As we’ve built our testing solution on top of Docker compose, we just need to build Docker image with docker-compose build and then start the whole stack with docker-compose up.

docker terminal screenshot

Now we should be able to send a few requests to the first service.

docker terminal screenshot

Great! Our web services did not crash (and to be honest, I’m always a bit surprised when things work as expected) so now we just need to check Jaeger UI and see the recorded spans.

jaeger ui screenshot

Pure awesomeness. ? We have the exact amount of ingested spans and they’re nested accordingly. This means that propagation works as expected so Jaeger can see the relationship between (root) span from the service1 and (child) span from the service2.
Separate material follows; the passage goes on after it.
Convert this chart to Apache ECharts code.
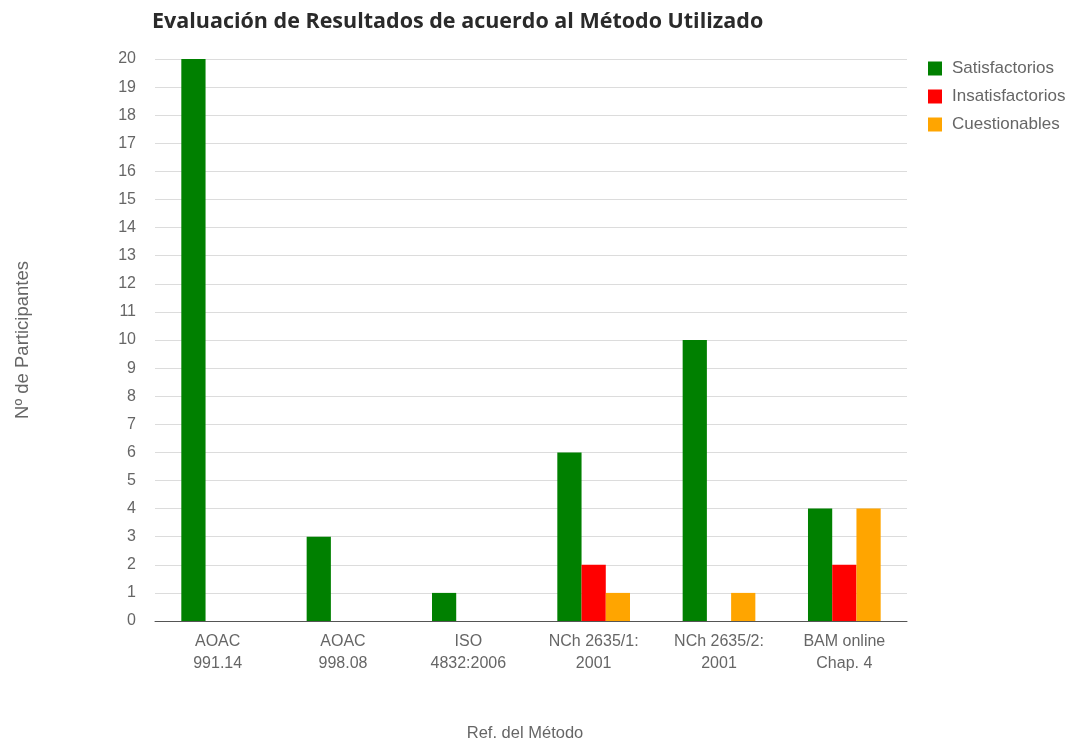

And this is, ladies and gentlemen, distributed tracing. My apologies if you were expecting something more... complex. The thing is that today's technologies are mostly simple to use. ?

Bring your app insights to the next level

Today we’ve found out that it’s a good idea to watch more things than just CPU usage, memory consumption and uptime. Proper observability tools should be always integral part of your technology stack since they can show useful data you can’t find anywhere else.

It turns out that non-automatically instrumented tracing tools (such as Jaeger) require certain changes in the application code which can be pretty time consuming. On the other hand, do you want to debug your application with the crystal ball or with some proper tooling which shows the whole timeline with the absolute precision?

I would go with the second choice. It seems to be a decent investment.